Voids, revisited: trusting uncertainty and trusting yourself.
I’ve written at length about voids: those dark stretches of uncertainty we find ourselves traversing after leaving or being left by something. Voids arise when what felt solid or stable suddenly disappears, and what is coming to fill that place is not yet clear. Voids are where the most potent magic happens, because they are where we are most vulnerable: we are exposed, destabilized, and confronted by the unknowable, malleable future. If we can become familiar with ourselves in the void, we can work with it; we can dance with the uncertainty rather than be swallowed by it. With patience, we may even start to trust that the void is actually exactly where we need to be.
I’ve moved three times in the last eight months, careening in and out of different voids in different parts of the country. The first was the most harrowing—I was deeply paranoid then, and in an effort to feel full and satisfied, I scrambled to fill the holes of my life with stuff I thought would feel right, ignoring—although always noticing—the periodic hits of “you can’t stay here” and “this isn’t it”. Eventually acting on that intuition led me somewhere else.

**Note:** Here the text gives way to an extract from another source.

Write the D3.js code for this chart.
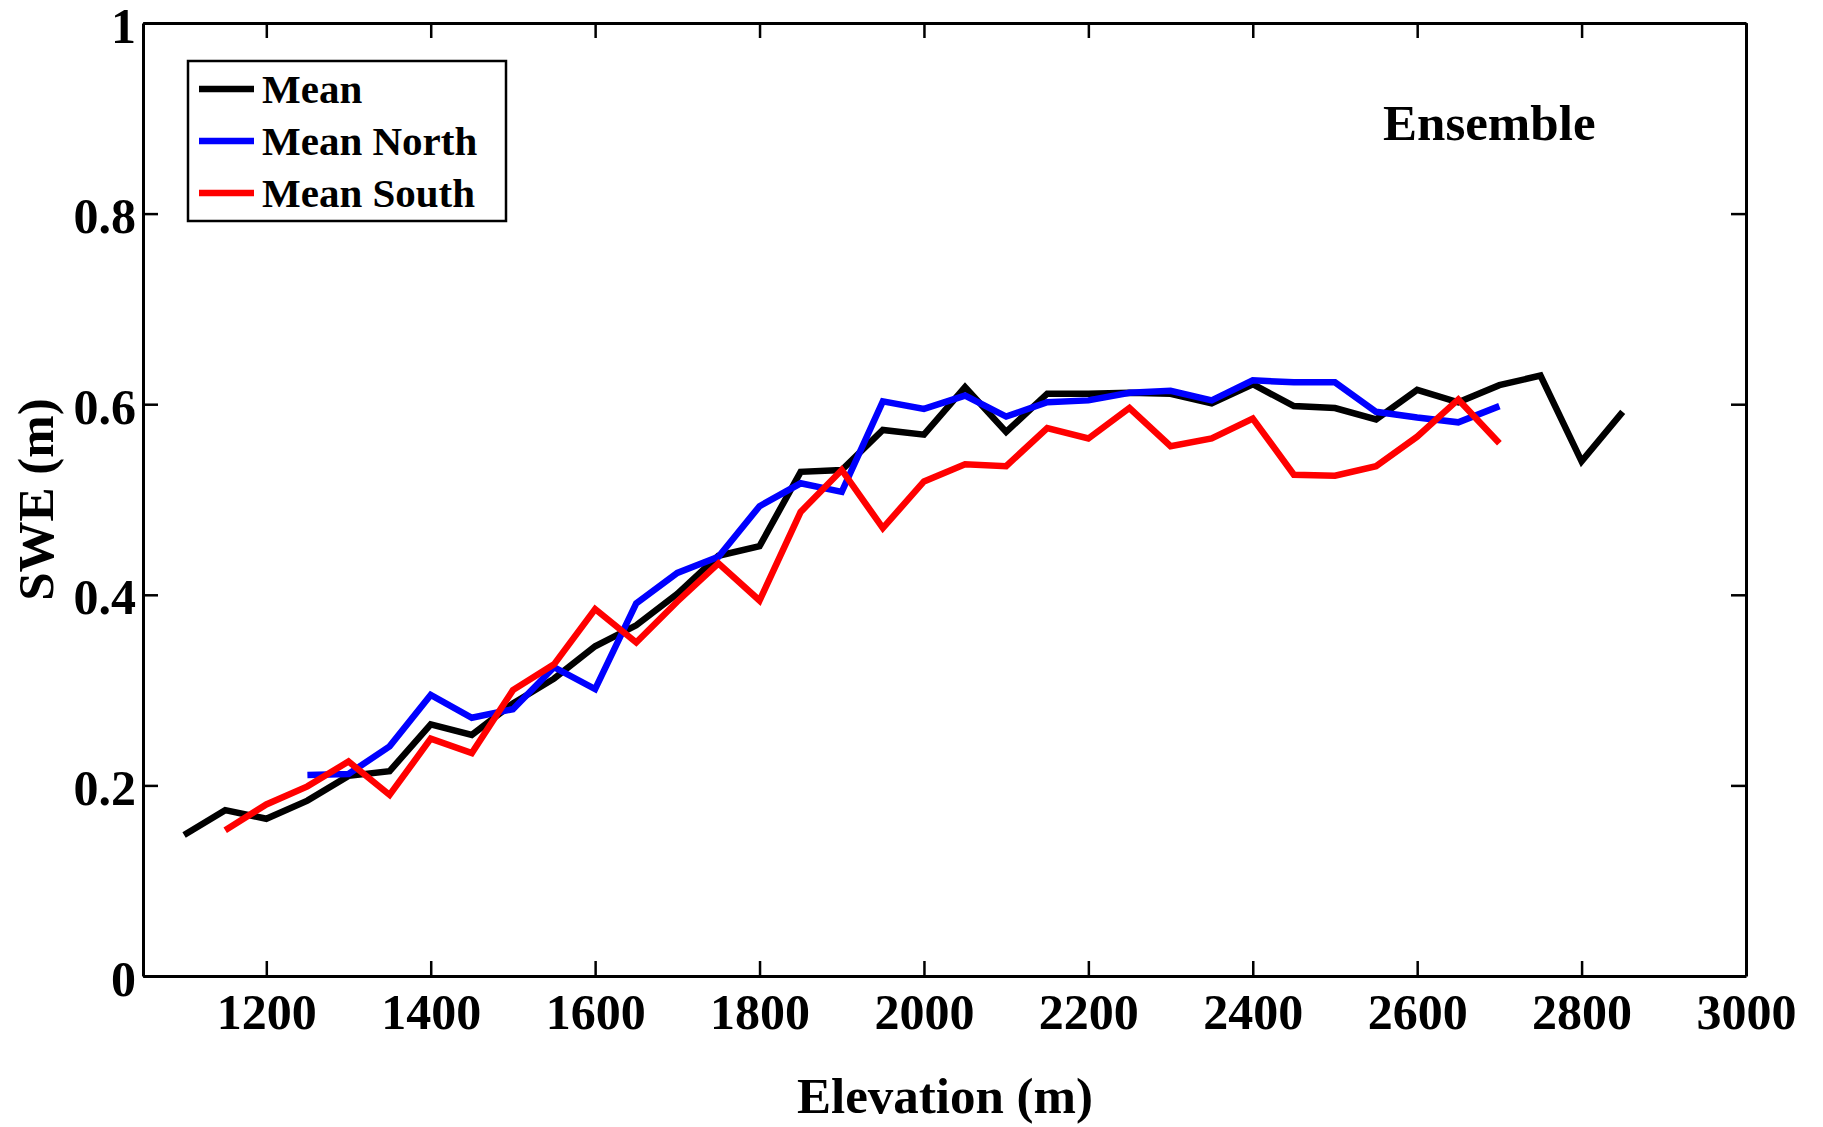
<!DOCTYPE html>
<html>
<head>
<meta charset="utf-8">
<script src="https://cdn.jsdelivr.net/npm/d3@7"></script>
<style>
  body { margin: 0; background: #fff; }
  text { font-family: "Liberation Serif", "Times New Roman", serif; font-weight: bold; fill: #000; }
</style>
</head>
<body>
<div id="chart"></div>
<script>
// elevation bins (m) and SWE (m) for each series
const elevMean = [1100, 1150, 1200, 1250, 1300, 1350, 1400, 1450, 1500, 1550, 1600, 1650,
                  1700, 1750, 1800, 1850, 1900, 1950, 2000, 2050, 2100, 2150, 2200, 2250,
                  2300, 2350, 2400, 2450, 2500, 2550, 2600, 2650, 2700, 2750, 2800, 2850];
const sweMean = [0.148, 0.174, 0.165, 0.184, 0.210, 0.215, 0.264, 0.253, 0.286, 0.312, 0.346, 0.368,
                 0.401, 0.441, 0.451, 0.529, 0.531, 0.573, 0.568, 0.618, 0.571, 0.611, 0.611, 0.612,
                 0.611, 0.601, 0.621, 0.598, 0.596, 0.584, 0.615, 0.602, 0.620, 0.630, 0.540, 0.592];

const elevNorth = [1250, 1300, 1350, 1400, 1450, 1500, 1550, 1600, 1650, 1700,
                   1750, 1800, 1850, 1900, 1950, 2000, 2050, 2100, 2150, 2200,
                   2250, 2300, 2350, 2400, 2450, 2500, 2550, 2600, 2650, 2700];
const sweNorth = [0.211, 0.212, 0.241, 0.295, 0.271, 0.280, 0.324, 0.301, 0.391, 0.423,
                  0.440, 0.493, 0.517, 0.508, 0.603, 0.595, 0.609, 0.587, 0.602, 0.604,
                  0.612, 0.614, 0.604, 0.625, 0.623, 0.623, 0.592, 0.586, 0.581, 0.598];

const elevSouth = [1150, 1200, 1250, 1300, 1350, 1400, 1450, 1500, 1550, 1600, 1650,
                   1700, 1750, 1800, 1850, 1900, 1950, 2000, 2050, 2100, 2150, 2200,
                   2250, 2300, 2350, 2400, 2450, 2500, 2550, 2600, 2650, 2700];
const sweSouth = [0.153, 0.180, 0.199, 0.225, 0.190, 0.249, 0.234, 0.300, 0.327, 0.385, 0.350,
                  0.393, 0.433, 0.394, 0.487, 0.531, 0.470, 0.519, 0.537, 0.535, 0.575, 0.564,
                  0.596, 0.556, 0.564, 0.585, 0.526, 0.525, 0.535, 0.566, 0.605, 0.559];

const seriesNames = ["Mean", "Mean North", "Mean South"];
const seriesColors = ["#000000", "#0000ff", "#ff0000"];

const xTicks = [1200, 1400, 1600, 1800, 2000, 2200, 2400, 2600, 2800, 3000];
const yTicks = [0, 0.2, 0.4, 0.6, 0.8, 1];

const margin = {top: 23, right: 77, bottom: 151, left: 143},
      width = 1823 - margin.left - margin.right,
      height = 1127 - margin.top - margin.bottom;

const svg = d3.select("#chart")
              .append("svg")
              .attr("width", width + margin.left + margin.right)
              .attr("height", height + margin.top + margin.bottom)
              .append("g")
              .attr("transform", `translate(${margin.left},${margin.top})`);

const x = d3.scaleLinear().domain([1050, 3000]).range([0, width]);
const y = d3.scaleLinear().domain([0, 1]).range([height, 0]);

const series = [
  {name: seriesNames[0], color: seriesColors[0], values: elevMean.map((e, i) => ({e, v: sweMean[i]}))},
  {name: seriesNames[1], color: seriesColors[1], values: elevNorth.map((e, i) => ({e, v: sweNorth[i]}))},
  {name: seriesNames[2], color: seriesColors[2], values: elevSouth.map((e, i) => ({e, v: sweSouth[i]}))}
];

// axes, ticks pointing inward on all four sides
const tick = 15;
const styleAxis = g => {
  g.selectAll(".domain").attr("stroke", "#000").attr("stroke-width", 3);
  g.selectAll(".tick line").attr("stroke", "#000").attr("stroke-width", 2.5);
  g.selectAll("text").attr("font-family", null).style("font-size", "50px").attr("fill", "#000");
};

svg.append("g")
   .attr("transform", `translate(0,${height})`)
   .call(d3.axisBottom(x).tickValues(xTicks).tickFormat(d3.format("d"))
           .tickSizeInner(-tick).tickSizeOuter(0).tickPadding(17))
   .call(styleAxis);

svg.append("g")
   .call(d3.axisLeft(y).tickValues(yTicks).tickFormat(d3.format("~g"))
           .tickSizeInner(-tick).tickSizeOuter(0).tickPadding(7))
   .call(styleAxis)
   .call(g => g.selectAll("text").attr("dy", "0.38em"));

svg.append("g")
   .call(d3.axisTop(x).tickValues(xTicks).tickFormat("").tickSizeInner(-tick).tickSizeOuter(0))
   .call(styleAxis);

svg.append("g")
   .attr("transform", `translate(${width},0)`)
   .call(d3.axisRight(y).tickValues(yTicks).tickFormat("").tickSizeInner(-tick).tickSizeOuter(0))
   .call(styleAxis);

// lines
const line = d3.line().x(d => x(d.e)).y(d => y(d.v));

svg.selectAll(".series")
   .data(series)
   .enter()
   .append("path")
   .attr("class", "series")
   .attr("fill", "none")
   .attr("stroke", d => d.color)
   .attr("stroke-width", 6.5)
   .attr("stroke-linejoin", "miter")
   .attr("d", d => line(d.values));

// axis titles
svg.append("text")
   .attr("x", 945 - margin.left)
   .attr("y", 1113 - margin.top)
   .attr("text-anchor", "middle")
   .style("font-size", "51px")
   .text("Elevation (m)");

svg.append("text")
   .attr("transform", `translate(${53 - margin.left},${height / 2}) rotate(-90)`)
   .attr("text-anchor", "middle")
   .style("font-size", "51px")
   .text("SWE (m)");

svg.append("text")
   .attr("x", 1383 - margin.left)
   .attr("y", 140 - margin.top)
   .style("font-size", "51px")
   .text("Ensemble");

// legend
const legend = svg.append("g").attr("transform", `translate(${188 - margin.left},${61 - margin.top})`);

legend.append("rect")
      .attr("width", 318)
      .attr("height", 160)
      .attr("fill", "#fff")
      .attr("stroke", "#000")
      .attr("stroke-width", 2.5);

const item = legend.selectAll(".item")
                   .data(series)
                   .enter()
                   .append("g")
                   .attr("class", "item")
                   .attr("transform", (d, i) => `translate(0,${28 + i * 52})`);

item.append("line")
    .attr("x1", 11).attr("x2", 66)
    .attr("stroke", d => d.color)
    .attr("stroke-width", 6.5);

item.append("text")
    .attr("x", 74)
    .attr("dy", "0.35em")
    .style("font-size", "41px")
    .text(d => d.name);
</script>
</body>
</html>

This most recent move has been remarkably easier and more correct. It feels better. In questioning why this is true, the answer boils down to me trusting uncertainty, and trusting myself. This void feels deeply welcoming: I don’t know what or where or to whom it’s bringing me, but I know that I can trust it. This isn’t to say that I expect everything to be easy and fun forever; attempting to escape challenge and avoid pain won’t ever be worthwhile or achievable. But, I no longer find myself fearfully struggling to manipulate the unknown: for the most part, I am in deep trust of it. This attitude is not reliant on outcome, but one that informs my ability to respond to whatever comes. I trust myself because I know I will respect my intuition; I trust the void because I know it’s bringing me where I want to be going.
Remembering how to trust yourself requires patience and experimentation. It often starts with simply being willing to see that we can trust ourselves; that we are open and want to do so. Show me that I can be trusted is a good request to ask of life.

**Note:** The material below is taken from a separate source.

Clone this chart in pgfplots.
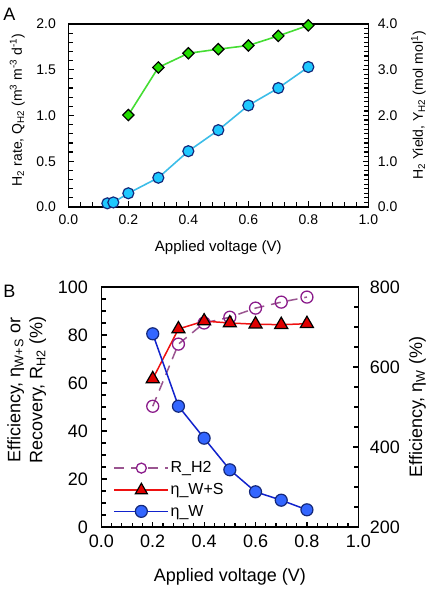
\documentclass[border=0pt]{standalone}
\usepackage{pgfplots}
\pgfplotsset{compat=1.18}
\usepackage{fontspec}
\setmainfont{Liberation Sans}
\definecolor{cyanfill}{HTML}{1EC8FF}
\definecolor{navyedge}{HTML}{14287A}
\definecolor{cyanline}{HTML}{3CBDE8}
\definecolor{greenfill}{HTML}{22DD00}
\definecolor{greenline}{HTML}{44DD33}
\definecolor{purpedge}{HTML}{8B1C8B}
\definecolor{purpline}{HTML}{9A5590}
\definecolor{cRedFill}{HTML}{E00000}
\definecolor{cRedLine}{HTML}{EE1111}
\definecolor{bluefill}{HTML}{3366FF}
\definecolor{blueline}{HTML}{1122CC}
\pgfplotsset{
  common/.style={
    scale only axis, clip=false,
    axis line style={line width=1.4pt},
    tick align=inside,
    tick style={draw=black, line width=1.2pt},
    major tick length=5.5pt, minor tick length=4.5pt,
    /pgf/number format/assume math mode=true,
  },
  onedec/.style={/pgf/number format/fixed, /pgf/number format/fixed zerofill, /pgf/number format/precision=1},
}
\begin{document}
\begin{tikzpicture}
\path (0,0) rectangle (432pt,592pt);
% ---------------- Panel A ----------------
\begin{axis}[common,
  at={(68pt,385pt)}, anchor=south west, width=300pt, height=183pt,
  xmin=0, xmax=1, ymin=0, ymax=2,
  xtick={0,0.2,0.4,0.6,0.8,1.0}, minor x tick num=4,
  ytick={0,0.5,1.0,1.5,2.0}, minor y tick num=4,
  xtick pos=left, ytick pos=left,
  ticklabel style={font=\fontsize{14}{16}\selectfont},
  xticklabel style={onedec, yshift=-4pt},
  yticklabel style={onedec, xshift=-9pt},
  every axis y label/.style={},
  xlabel={Applied voltage (V)},
  xlabel style={font=\fontsize{15}{18}\selectfont, at={(axis description cs:0.5,-0.224)}, anchor=center},
  ylabel={H\textsubscript{2} rate, Q\textsubscript{H2} (m\textsuperscript{3} m\textsuperscript{-3} d\textsuperscript{-1})},
  ylabel style={font=\fontsize{14}{17}\selectfont, at={(axis description cs:-0.17,0.53)}, anchor=center, rotate=90},
]
\addplot[cyanline, line width=1.6pt, mark=*, mark size=5.5pt,
  mark options={fill=cyanfill, draw=navyedge, line width=1.2pt}]
  coordinates {(0.13,0.04)(0.15,0.05)(0.2,0.15)(0.3,0.32)(0.4,0.61)(0.5,0.84)(0.6,1.11)(0.7,1.30)(0.8,1.53)};
\end{axis}
\begin{axis}[common,
  at={(68pt,385pt)}, anchor=south west, width=300pt, height=183pt,
  xmin=0, xmax=1, ymin=0, ymax=4,
  axis x line=none, axis y line*=right,
  ytick={0,1,2,3,4}, minor y tick num=9,
  ticklabel style={font=\fontsize{14}{16}\selectfont},
  yticklabel style={onedec, xshift=6pt},
  every axis y label/.style={},
  ylabel={H\textsubscript{2} Yield, Y\textsubscript{H2} (mol mol\textsuperscript{1})},
  ylabel style={font=\fontsize{14}{17}\selectfont, at={(axis description cs:1.167,0.555)}, anchor=center, rotate=90},
]
\addplot[greenline, line width=1.6pt, mark=square*, mark size=4pt,
  mark options={rotate=45, fill=greenfill, draw=black, line width=1.2pt}]
  coordinates {(0.2,2.01)(0.3,3.05)(0.4,3.36)(0.5,3.45)(0.6,3.53)(0.7,3.74)(0.8,3.97)};
\end{axis}
\node[font=\fontsize{18}{20}\selectfont] at (9pt,577.5pt) {A};
% ---------------- Panel B ----------------
\begin{axis}[common,
  at={(101pt,65pt)}, anchor=south west, width=257pt, height=240pt,
  xmin=0, xmax=1, ymin=0, ymax=100,
  xtick={0,0.2,0.4,0.6,0.8,1.0}, minor x tick num=4,
  ytick={0,20,40,60,80,100}, minor y tick num=3,
  xtick pos=left, ytick pos=left,
  ticklabel style={font=\fontsize{18}{20}\selectfont},
  xticklabel style={onedec, yshift=-4pt},
  yticklabel style={xshift=-10pt},
  every axis y label/.style={},
  xlabel={Applied voltage (V)},
  xlabel style={font=\fontsize{18}{21}\selectfont, at={(axis description cs:0.5,-0.208)}, anchor=center},
  ylabel={Efficiency, η\textsubscript{W+S} or\\Recovery, R\textsubscript{H2} (\%)},
  ylabel style={font=\fontsize{18}{22}\selectfont, align=center, at={(axis description cs:-0.29,0.57)}, anchor=center, rotate=90},
  legend cell align=left,
  legend style={at={(axis description cs:0.047,0.032)}, anchor=south west, draw=none, fill=none,
    font=\fontsize{16}{18}\selectfont, row sep=6pt, inner sep=0pt,
    nodes={inner sep=1.5pt}},
]
\addplot[purpline, line width=1.5pt, dash pattern=on 10pt off 7pt, mark=o, mark size=6pt,
  mark options={solid, draw=purpedge, fill=white, line width=1.3pt}, forget plot]
  coordinates {(0.2,50.3)(0.3,76.2)(0.4,85)(0.5,87.4)(0.6,91.2)(0.7,93.7)(0.8,95.8)};
\addplot[color=cRedLine, line width=1.5pt, mark=triangle*, mark size=7.5pt,
  mark options={fill=cRedFill, draw=black, line width=1.2pt}, forget plot]
  coordinates {(0.2,61.7)(0.3,82.5)(0.4,85.8)(0.5,85)(0.6,84.5)(0.7,84.3)(0.8,84.7)};
\addlegendimage{legend image code/.code={
  \draw[draw=purpline, line width=1.5pt, dash pattern=on 10pt off 7pt] (0pt,0pt) -- (54pt,0pt);
  \draw[draw=purpedge, fill=white, line width=1.3pt] (27pt,0pt) circle (5pt);}}
\addlegendentry{R\_H2}
\addlegendimage{legend image code/.code={
  \draw[draw=cRedLine, line width=1.5pt] (0pt,0pt) -- (54pt,0pt);
  \draw[draw=black, fill=cRedFill, line width=1.2pt] (27pt,6.5pt) -- (33pt,-4pt) -- (21pt,-4pt) -- cycle;}}
\addlegendentry{η\_W+S}
\addlegendimage{legend image code/.code={
  \draw[draw=blueline, line width=1.5pt] (0pt,0pt) -- (54pt,0pt);
  \draw[draw=navyedge, fill=bluefill, line width=1.2pt] (27pt,0pt) circle (6pt);}}
\addlegendentry{η\_W}
\end{axis}
\begin{axis}[common,
  at={(101pt,65pt)}, anchor=south west, width=257pt, height=240pt,
  xmin=0, xmax=1, ymin=200, ymax=800,
  axis x line=none, axis y line*=right,
  ytick={200,400,600,800}, minor y tick num=3,
  ticklabel style={font=\fontsize{18}{20}\selectfont},
  yticklabel style={xshift=8pt},
  every axis y label/.style={},
  ylabel={Efficiency, η\textsubscript{W} (\%)},
  ylabel style={font=\fontsize{18}{22}\selectfont, at={(axis description cs:1.23,0.5)}, anchor=center, rotate=90},
]
\addplot[blueline, line width=1.5pt, mark=*, mark size=6pt,
  mark options={fill=bluefill, draw=navyedge, line width=1.2pt}]
  coordinates {(0.2,683)(0.3,502)(0.4,422)(0.5,343)(0.6,288)(0.7,267)(0.8,243)};
\end{axis}
\node[font=\fontsize{18}{20}\selectfont] at (9pt,301pt) {B};
\end{tikzpicture}
\end{document}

Along with this openness, we must be willing to try trusting ourselves so that we can learn that it actually works. We need to give life a chance to show us that we are indeed worthy of being trusted. Trust in self and trust in life walk hand in hand: when you trust yourself to handle what life brings, you can trust that life will bring you what you’re able to handle—and even, often, what you want to be experiencing.
Here now, only and always.
It has become more comfortable to give up pretending like I know what’s coming; it feels more honest. I’d rather breathe and wait to see what happens, than try to predict and control and likely be wrong and disappointed.
As Ram Dass said, the best preparation for the future is to be grounded in the present—to be here now, as my forearm reads.1 Life will continue to change every moment, and the best we can do to plan for what’s next is to be here, now.
From “The Paradox of Planning for the Future”:
“When you initially arrive into a new situation, the optimum strategy for dealing with that situation is to quiet down and hear the totality of what’s going on around you. To hear all of the variables and how they are all working together, just in a quiet intuitive way, out of which will come an optimum action. [T]he more fully you are present in that moment of decision making, the more you can expect an optimum response. Optimum in the sense of it being in the deepest harmony on the most planes of reality.2
…The fullness of being in this moment, which includes the future and its plans, is the best preparation for when that time is here now. So being here now is the best preparation for when you are there then or when there then is here now.”
We cannot really know what will happen next: this can begin to feel more exciting than terrifying; more comforting than unsettling. Our lives will continue to be orchestrated of their own accord, seemingly without much need of our mental construction. Maybe we are just here to feel and enjoy the ride.
May we trust ourselves and trust the void, and wait to see what emerges.
Maggie
The truest words I could tattoo on my body, I think.
From Ram Dass’ speech “The Paradox of Planning for the Future”.